DATA PROVIDED
* Start *
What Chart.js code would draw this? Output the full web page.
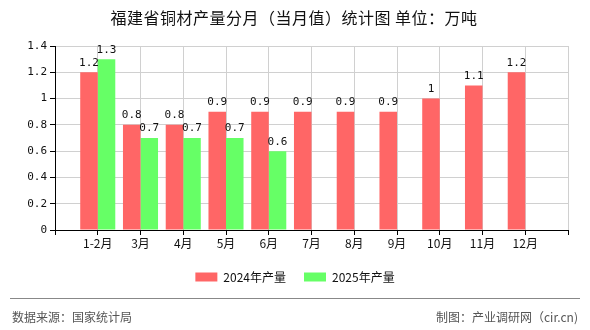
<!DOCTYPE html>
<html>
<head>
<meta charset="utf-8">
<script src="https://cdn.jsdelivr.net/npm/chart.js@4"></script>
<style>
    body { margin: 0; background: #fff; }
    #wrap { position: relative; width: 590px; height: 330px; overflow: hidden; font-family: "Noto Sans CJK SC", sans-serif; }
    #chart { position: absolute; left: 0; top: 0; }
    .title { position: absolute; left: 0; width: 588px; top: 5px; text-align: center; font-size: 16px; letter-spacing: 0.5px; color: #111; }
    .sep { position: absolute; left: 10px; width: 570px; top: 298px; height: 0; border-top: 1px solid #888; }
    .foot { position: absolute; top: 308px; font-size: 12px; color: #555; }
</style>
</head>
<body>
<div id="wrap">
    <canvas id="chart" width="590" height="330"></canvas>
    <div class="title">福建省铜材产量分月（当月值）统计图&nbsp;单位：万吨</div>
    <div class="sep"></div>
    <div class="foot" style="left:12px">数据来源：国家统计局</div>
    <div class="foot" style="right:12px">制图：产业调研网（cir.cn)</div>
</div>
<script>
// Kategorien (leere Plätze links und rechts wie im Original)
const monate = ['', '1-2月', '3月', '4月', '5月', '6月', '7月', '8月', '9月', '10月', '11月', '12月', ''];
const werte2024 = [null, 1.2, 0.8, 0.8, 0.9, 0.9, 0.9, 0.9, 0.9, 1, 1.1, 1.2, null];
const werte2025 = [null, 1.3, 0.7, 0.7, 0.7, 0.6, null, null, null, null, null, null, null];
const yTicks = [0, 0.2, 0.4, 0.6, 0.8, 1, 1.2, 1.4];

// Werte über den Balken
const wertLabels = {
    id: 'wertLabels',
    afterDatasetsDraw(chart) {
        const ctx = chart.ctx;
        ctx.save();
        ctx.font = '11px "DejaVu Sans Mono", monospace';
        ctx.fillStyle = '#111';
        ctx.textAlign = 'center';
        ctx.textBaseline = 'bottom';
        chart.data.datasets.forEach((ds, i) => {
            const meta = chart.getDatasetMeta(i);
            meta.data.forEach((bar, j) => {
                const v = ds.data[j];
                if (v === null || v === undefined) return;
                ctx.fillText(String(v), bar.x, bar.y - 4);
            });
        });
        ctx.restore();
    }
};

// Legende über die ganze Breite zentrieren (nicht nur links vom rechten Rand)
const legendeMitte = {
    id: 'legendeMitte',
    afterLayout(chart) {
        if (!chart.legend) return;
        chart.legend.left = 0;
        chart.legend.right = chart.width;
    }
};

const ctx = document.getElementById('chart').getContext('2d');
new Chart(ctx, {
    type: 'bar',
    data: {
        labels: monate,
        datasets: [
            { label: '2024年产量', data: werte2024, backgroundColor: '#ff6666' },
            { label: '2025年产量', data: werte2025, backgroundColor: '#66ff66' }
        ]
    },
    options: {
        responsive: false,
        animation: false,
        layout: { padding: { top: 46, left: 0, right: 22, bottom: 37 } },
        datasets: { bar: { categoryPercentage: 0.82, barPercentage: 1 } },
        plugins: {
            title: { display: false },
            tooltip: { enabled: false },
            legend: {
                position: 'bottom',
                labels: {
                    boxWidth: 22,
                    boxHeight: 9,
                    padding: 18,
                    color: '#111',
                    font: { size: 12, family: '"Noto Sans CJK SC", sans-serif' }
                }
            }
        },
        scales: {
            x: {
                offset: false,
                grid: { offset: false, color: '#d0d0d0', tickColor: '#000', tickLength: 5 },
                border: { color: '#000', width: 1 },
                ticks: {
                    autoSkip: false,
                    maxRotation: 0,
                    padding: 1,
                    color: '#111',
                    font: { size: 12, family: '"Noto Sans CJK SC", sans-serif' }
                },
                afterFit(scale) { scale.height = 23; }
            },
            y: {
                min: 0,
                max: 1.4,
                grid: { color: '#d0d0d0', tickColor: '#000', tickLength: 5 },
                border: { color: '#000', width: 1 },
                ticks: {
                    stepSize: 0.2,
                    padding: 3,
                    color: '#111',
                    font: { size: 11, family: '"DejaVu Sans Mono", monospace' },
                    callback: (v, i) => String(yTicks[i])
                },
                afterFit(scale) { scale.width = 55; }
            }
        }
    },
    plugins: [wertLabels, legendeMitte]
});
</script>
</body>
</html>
* End *
WHAT NEEDS TO BE DONE
Could the lines from the top of the material through the line with "const yTicks = [0, 0.2, 0.4, 0.6, 0.8, 1, 1.2, 1.4];" be repeated exactly, pictures left out?

RESULT BELOW
What Chart.js code would draw this? Output the full web page.
<!DOCTYPE html>
<html>
<head>
<meta charset="utf-8">
<script src="https://cdn.jsdelivr.net/npm/chart.js@4"></script>
<style>
    body { margin: 0; background: #fff; }
    #wrap { position: relative; width: 590px; height: 330px; overflow: hidden; font-family: "Noto Sans CJK SC", sans-serif; }
    #chart { position: absolute; left: 0; top: 0; }
    .title { position: absolute; left: 0; width: 588px; top: 5px; text-align: center; font-size: 16px; letter-spacing: 0.5px; color: #111; }
    .sep { position: absolute; left: 10px; width: 570px; top: 298px; height: 0; border-top: 1px solid #888; }
    .foot { position: absolute; top: 308px; font-size: 12px; color: #555; }
</style>
</head>
<body>
<div id="wrap">
    <canvas id="chart" width="590" height="330"></canvas>
    <div class="title">福建省铜材产量分月（当月值）统计图&nbsp;单位：万吨</div>
    <div class="sep"></div>
    <div class="foot" style="left:12px">数据来源：国家统计局</div>
    <div class="foot" style="right:12px">制图：产业调研网（cir.cn)</div>
</div>
<script>
// Kategorien (leere Plätze links und rechts wie im Original)
const monate = ['', '1-2月', '3月', '4月', '5月', '6月', '7月', '8月', '9月', '10月', '11月', '12月', ''];
const werte2024 = [null, 1.2, 0.8, 0.8, 0.9, 0.9, 0.9, 0.9, 0.9, 1, 1.1, 1.2, null];
const werte2025 = [null, 1.3, 0.7, 0.7, 0.7, 0.6, null, null, null, null, null, null, null];
const yTicks = [0, 0.2, 0.4, 0.6, 0.8, 1, 1.2, 1.4];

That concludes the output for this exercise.